Pour compléter ce dispositif, l’Assemblée nationale pourrait être intégrée au processus de contrôle budgétaire à travers un accès direct à la plateforme numérique. Cette connexion permettrait aux parlementaires de suivre en temps réel l’exécution du budget de l’État, d’analyser les dépenses effectuées par les différentes institutions et d’émettre des recommandations basées sur des données fiables et actualisées.
Un modèle de croissance inclusif et durable : la clé du succès
Au-delà des réformes techniques, l’inclusion sociale doit rester une priorité. La croissance économique ne peut être efficace que si elle bénéficie à l’ensemble de la population. Or, les tensions sociales et les inégalités grandissantes freinent le développement du pays. Pour y remédier, une politique sociale plus ambitieuse s’impose.
L’État doit donc mettre en place une politique sociale plus inclusive, visant à améliorer les conditions de vie des citoyens et à réduire la précarité. Cela passe par une meilleure redistribution des richesses, la création d’emplois durables et un soutien renforcé aux secteurs clés de l’économie.
Un tournant décisif pour l’avenir économique du Sénégal
En définitive, le rebasing du PIB représente bien plus qu’un simple ajustement statistique. Le rebasing du PIB est une opportunité majeure pour le Sénégal car il permet d’améliorer la crédibilité des statistiques nationales et d’attirer davantage d’investissements en rassurant les partenaires financiers sur la soutenabilité de la dette publique. Mais il ne doit pas être perçu comme une simple amélioration statistique. Son succès dépendra de la capacité du pays à concilier performance économique et progrès social.

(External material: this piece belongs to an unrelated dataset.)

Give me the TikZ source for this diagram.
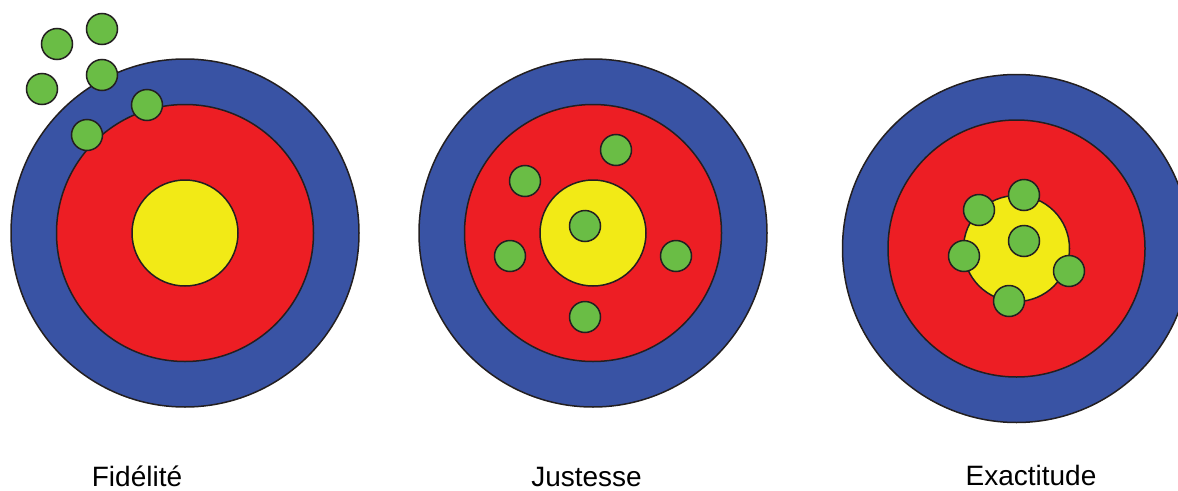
\documentclass[tikz,border=0pt]{standalone}
\usepackage{fontspec}
\setmainfont{Liberation Sans}
\definecolor{ringblue}{RGB}{57,83,164}
\definecolor{ringred}{RGB}{237,30,36}
\definecolor{ringgold}{RGB}{242,234,22}
\definecolor{hitgreen}{RGB}{106,189,69}
\definecolor{ringline}{RGB}{35,31,32}

\begin{document}
\begin{tikzpicture}[
    x=1pt, y=-1pt,
    ring/.style={circle, draw=ringline, line width=1.5pt, inner sep=0pt},
    hit/.style={circle, draw=ringline, line width=1.5pt, fill=hitgreen, minimum size=31pt, inner sep=0pt},
    caption/.style={anchor=base, inner sep=0pt, text depth=0pt, font=\fontsize{28}{30}\selectfont}
]
    \clip (0,0) rectangle (1178,490);
    \useasboundingbox (0,0) rectangle (1178,490);

    % --- TARGETS (outer / middle / centre rings) ---
    \foreach \t/\cx/\cy in {fid/185/233, jus/593/233, exa/1016.5/248.5} {
        \node[ring, fill=ringblue, minimum size=348pt] (\t-outer) at (\cx,\cy) {};
        \node[ring, fill=ringred, minimum size=257pt] (\t-mid) at (\cx,\cy) {};
        \node[ring, fill=ringgold, minimum size=106pt] (\t-gold) at (\cx,\cy) {};
    }

    % --- HITS ---
    % Fidelite: grouped, off the centre
    \foreach \n/\hx/\hy in {1/57/44, 2/102/29, 3/102/75, 4/42/89, 5/147/105, 6/87/135}
        \node[hit] (fid-h\n) at (\hx,\hy) {};
    % Justesse: spread round the centre
    \foreach \n/\hx/\hy in {1/616/150, 2/525/181, 3/585/226, 4/510/256, 5/676/256, 6/585/317}
        \node[hit] (jus-h\n) at (\hx,\hy) {};
    % Exactitude: grouped on the centre
    \foreach \n/\hx/\hy in {1/979/210, 2/1024/195, 3/1024/241, 4/964/256, 5/1069/271, 6/1009/301}
        \node[hit] (exa-h\n) at (\hx,\hy) {};

    % --- CAPTIONS ---
    \node[caption] (fid-label) at (137,486.5) {Fidélité};
    \node[caption] (jus-label) at (586.5,486.5) {Justesse};
    \node[caption] (exa-label) at (1031,485) {Exactitude};

\end{tikzpicture}
\end{document}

Pour que cette révision se traduise en bénéfices concrets pour la population, le pays doit adopter une approche équilibrée, alliant discipline budgétaire, attractivité des investissements et inclusion sociale. L’enjeu est de taille, mais les perspectives sont prometteuses si les bonnes décisions sont prises.
L’avenir économique du Sénégal dépendra de sa capacité à transformer cette réévaluation en un véritable levier de développement durable. Seule une stratégie cohérente, combinant croissance économique et progrès social, permettra au pays de franchir un nouveau cap vers l’émergence.